- The Washington Times - Saturday, November 9, 2002

From combined dispatches
HAVANA Cuba responded yesterday to the expulsion of four of its diplomats from the United States by accusing the U.S. mission in Havana of breaking international norms with spying and meddling in Cuba's internal affairs.
The Foreign Ministry statement set the stage for the potential retaliatory expulsion of American diplomats from Havana.
"Cuba has the right to respond, and will, at the appropriate moment," it said.
"The government of the United States knows that we can present ample evidence of their activities of espionage and constant subversion against Cuba," according to the statement published by the Communist Party daily Granma.
The United States government "doesn't have the least bit of moral authority, nor any justification to propose these assertions against our diplomats," the statement said.
U.S. diplomats have angered President Fidel Castro's government by helping dissidents and handing out shortwave radios for Cubans to listen to American radio broadcasts.
The Cuban statement said the U.S. interference violated the Vienna Convention on diplomatic relations.
Havana said the expulsions, ordered last week by President Bush's administration, were a "grotesque" ploy to win votes in Tuesday's midterm elections among Cuban exiles in Florida, where Mr. Bush's brother, Jeb, was re-elected governor.
The expulsions were aimed at undermining growing support in the United States for lifting the 4-decades-old trade sanctions against Cuba, the Cuban statement said.
Specifically, Havana blamed the action against its diplomats on Cuban-born U.S. Assistant Secretary of State Otto Reich. It said Mr. Reich was obsessed with trying to halt "the unstoppable advance of forces in the United States against the policy of aggressions and attacks against Cuba."
On Nov. 1, the State Department declared first secretaries Gustavo Machin and Oscar Redondo at the Cuban Interests Section in Washington "persona non grata" and gave them 10 days to leave the country.
Two other Cuban diplomats at the United Nations in New York, Francisco Gonzalez and Carlos Suanes, were also asked to leave the United States "for engaging in activities deemed to be harmful to the United States outside their official capacity" apparently a euphemism for spying.
The expulsions were a response to the activities of Ana Belen Montes, a former U.S. intelligence officer who was sentenced to 25 years in jail in October for spying for Cuba.
Belen Montes, an American citizen of Puerto Rican descent, analyzed intelligence about Cuba for the U.S. Defense Intelligence Agency. She admitted she had voluntarily spied for Cuba for 17 years for ideological reasons.

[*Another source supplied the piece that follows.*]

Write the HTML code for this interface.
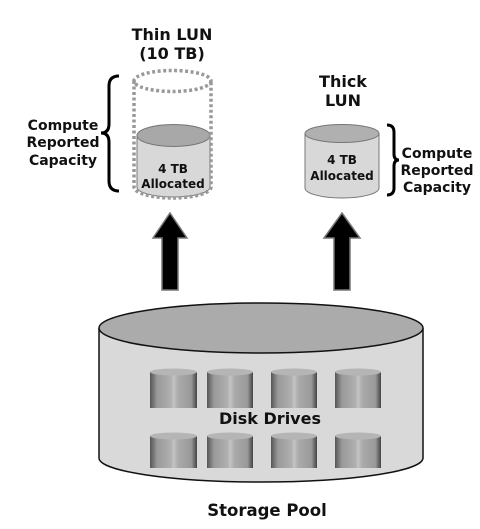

The United States broke off diplomatic relations with Cuba more than 40 years ago after Mr. Castro seized power in a 1959 revolution. The two nations maintain interests sections in each other's capitals.
Tensions between Havana and Washington mounted again in May when Mr. Bush vowed to maintain the trade embargo until Cuba allowed democratic reforms of its one-party state and announced stepped up support for dissidents on the island.